A DFT Study on the Impact of Saturated and Conjugated Side Chains on the Optoelectronic Performance of Y-series Nonfullerene Acceptors

Abstract

Organic photovoltaic (OPV) consisting of nonfullerene acceptors have been found to be excellent candidates for harnessing solar energy. Extensive studies are being carried out to modify structures in a number of ways to enhance their efficiency. These include modifications in the acceptor part, use of efficient backbones and insertion of pi spacers. One strategy is the attachment of donor side chains for better assembly of molecules. In this work, the effect of theoretically designed side chains on electrochemical and optical properties of OPVs was studied. A series of molecules consisting of saturated (SC1-4) and conjugated donor (CD1-2) were designed and studied computationally for their potential OPV properties.
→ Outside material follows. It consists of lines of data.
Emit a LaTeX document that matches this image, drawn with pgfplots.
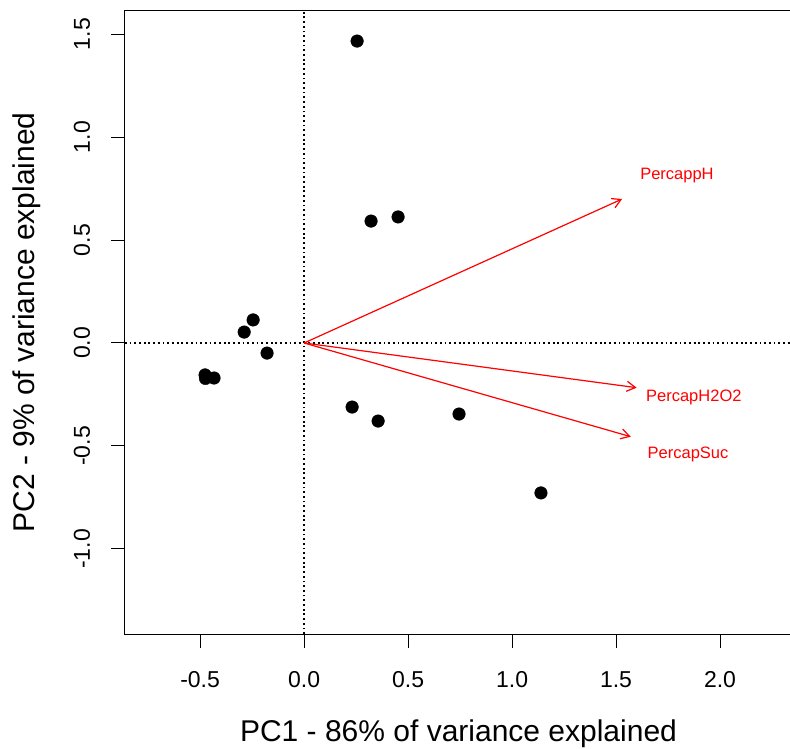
\documentclass[border=0pt]{standalone}
\usepackage{pgfplots}
\pgfplotsset{compat=1.18}
\usepackage{fontspec}
\setmainfont{Liberation Sans}
\usetikzlibrary{arrows.meta}
\begin{document}
\begin{tikzpicture}
\useasboundingbox (0,0) rectangle (790pt,748pt);
\begin{axis}[
  at={(125pt,114pt)}, anchor=south west,
  scale only axis, width=667pt, height=623pt,
  xmin=-0.861, xmax=2.346, ymin=-1.413, ymax=1.612,
  axis line style={line width=1pt},
  tick style={line width=1pt, black},
  tick align=outside, major tick length=14pt,
  xtick pos=bottom, ytick pos=left,
  xtick={-0.5,0,0.5,1,1.5,2},
  xticklabels={-0.5,0.0,0.5,1.0,1.5,2.0},
  ytick={-1,-0.5,0,0.5,1,1.5},
  yticklabels={-1.0,-0.5,0.0,0.5,1.0,1.5},
  xticklabel style={font=\fontsize{23}{26}\selectfont, anchor=base, yshift=-39pt},
  yticklabel style={font=\fontsize{23}{26}\selectfont, xshift=-21pt, rotate=90, anchor=base},
  every axis x label/.style={at={(axis description cs:0.5,0)}, anchor=base, yshift=-107.7pt, font=\fontsize{30}{34}\selectfont},
  every axis y label/.style={at={(axis description cs:0,0.5)}, xshift=-90pt, rotate=90, anchor=base, font=\fontsize{30}{34}\selectfont},
  xlabel={PC1 - 86\% of variance explained},
  ylabel={PC2 - 9\% of variance explained},
  clip=true,
]
% reference lines
\addplot[black, line width=1.2pt, dash pattern=on 1.8pt off 2.9pt] coordinates {(0,-1.413) (0,1.612)};
\addplot[black, line width=1.2pt, dash pattern=on 1.8pt off 2.9pt] coordinates {(-0.861,0) (2.346,0)};
% scores
\addplot[only marks, mark=*, mark size=6.3pt, black, fill=black] table {
x y
0.255 1.466
0.322 0.592
0.452 0.612
-0.245 0.112
-0.288 0.053
-0.178 -0.049
-0.476 -0.155
-0.474 -0.172
-0.433 -0.170
0.231 -0.311
0.356 -0.379
0.745 -0.345
1.139 -0.728
};
% loadings
\addplot[red, line width=1.2pt, -{Straight Barb[length=8.7pt,width=10pt]}] coordinates {(0,0) (1.529,0.699)};
\addplot[red, line width=1.2pt, -{Straight Barb[length=8.7pt,width=10pt]}] coordinates {(0,0) (1.599,-0.217)};
\addplot[red, line width=1.2pt, -{Straight Barb[length=8.7pt,width=10pt]}] coordinates {(0,0) (1.571,-0.455)};
\node[red, anchor=base, inner sep=0pt, font=\fontsize{16.5}{18}\selectfont] at (axis cs:1.793,0.796) {PercappH};
\node[red, anchor=base, inner sep=0pt, font=\fontsize{16.5}{18}\selectfont] at (axis cs:1.874,-0.282) {PercapH2O2};
\node[red, anchor=base, inner sep=0pt, font=\fontsize{16.5}{18}\selectfont] at (axis cs:1.846,-0.560) {PercapSuc};
\end{axis}
\end{tikzpicture}
\end{document}
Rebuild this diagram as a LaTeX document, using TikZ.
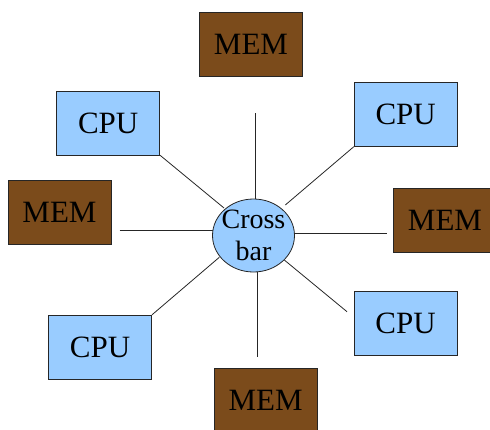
\documentclass[tikz,border=0pt]{standalone}
\usepackage{fontspec}
\newfontfamily\labelfont{LiberationSerif}[Extension=.ttf, UprightFont=*-Regular, BoldFont=*-Bold]
\usetikzlibrary{shapes.geometric}
\definecolor{cpublue}{RGB}{153,204,255}
\definecolor{membrown}{RGB}{123,75,27}
\tikzset{
  unit/.style={draw=black!85, line width=0.8pt, minimum width=103pt, minimum height=64pt,
    inner sep=0pt, font=\labelfont\fontsize{31}{36}\selectfont},
  cpubox/.style={unit, fill=cpublue},
  membox/.style={unit, fill=membrown},
  hub/.style={ellipse, draw=black!85, line width=0.8pt, fill=cpublue, minimum width=82pt,
    minimum height=73pt, inner sep=-8pt, align=center,
    font=\labelfont\fontsize{28}{32}\selectfont},
  link/.style={draw=black!85, line width=0.8pt}
}
\begin{document}
\begin{tikzpicture}[x=1pt,y=-1pt]
\useasboundingbox (0,0) rectangle (490,429);
\clip (0,0) rectangle (490,429);

% processors and memories around the crossbar
\node[membox] (memT) at (251,44.5) {MEM};
\node[cpubox] (cpuTL) at (108.2,122.9) {CPU};
\node[cpubox] (cpuTR) at (405.7,114.3) {CPU};
\node[membox] (memL) at (59.5,212.6) {MEM};
\node[membox] (memR) at (445,220) {MEM};
\node[cpubox] (cpuBL) at (100,347.3) {CPU};
\node[cpubox] (cpuBR) at (405.5,323.2) {CPU};
\node[membox] (memB) at (265.7,400.3) {MEM};

% free ends of the spokes
\coordinate (eT1) at (255.5,113);
\coordinate (eT2) at (255.5,199);
\coordinate (eTL) at (224,208);
\coordinate (eTR) at (285.3,205);
\coordinate (eL1) at (119.7,230.7);
\coordinate (eL2) at (214,230.7);
\coordinate (eR1) at (293,233.7);
\coordinate (eR2) at (387,233.7);
\coordinate (eBL) at (219.3,257.3);
\coordinate (eBR1) at (284.3,260);
\coordinate (eBR2) at (347,311.7);
\coordinate (eB1) at (257,271);
\coordinate (eB2) at (257,356.7);

% spokes
\draw[link] (eT1) -- (eT2);
\draw[link] (cpuTL.south east) -- (eTL);
\draw[link] (cpuTR.south west) -- (eTR);
\draw[link] (eL1) -- (eL2);
\draw[link] (eR1) -- (eR2);
\draw[link] (cpuBL.north east) -- (eBL);
\draw[link] (eBR1) -- (eBR2);
\draw[link] (eB1) -- (eB2);

% crossbar hub
\node[hub] (xbar) at (253.5,235.5) {Cross\\bar};
\end{tikzpicture}
\end{document}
Parameters like Band gap, absorption spectrum, frontier molecular orbital distribution, binding energy, fill factor, open circuit voltage, excitation energies, density of states (DOS) and transition density matrix (TDM) were studied using DFT and TD-DFT methods. Unsaturated side chains although exhibit better performance in terms of open circuit voltage and hole mobility but reduce light harvesting efficiency. All saturated side chain modifications showed improvement in fill factor and open circuit voltage than reference molecule. SC3 modification with red shift and smaller band gap showed the best performance.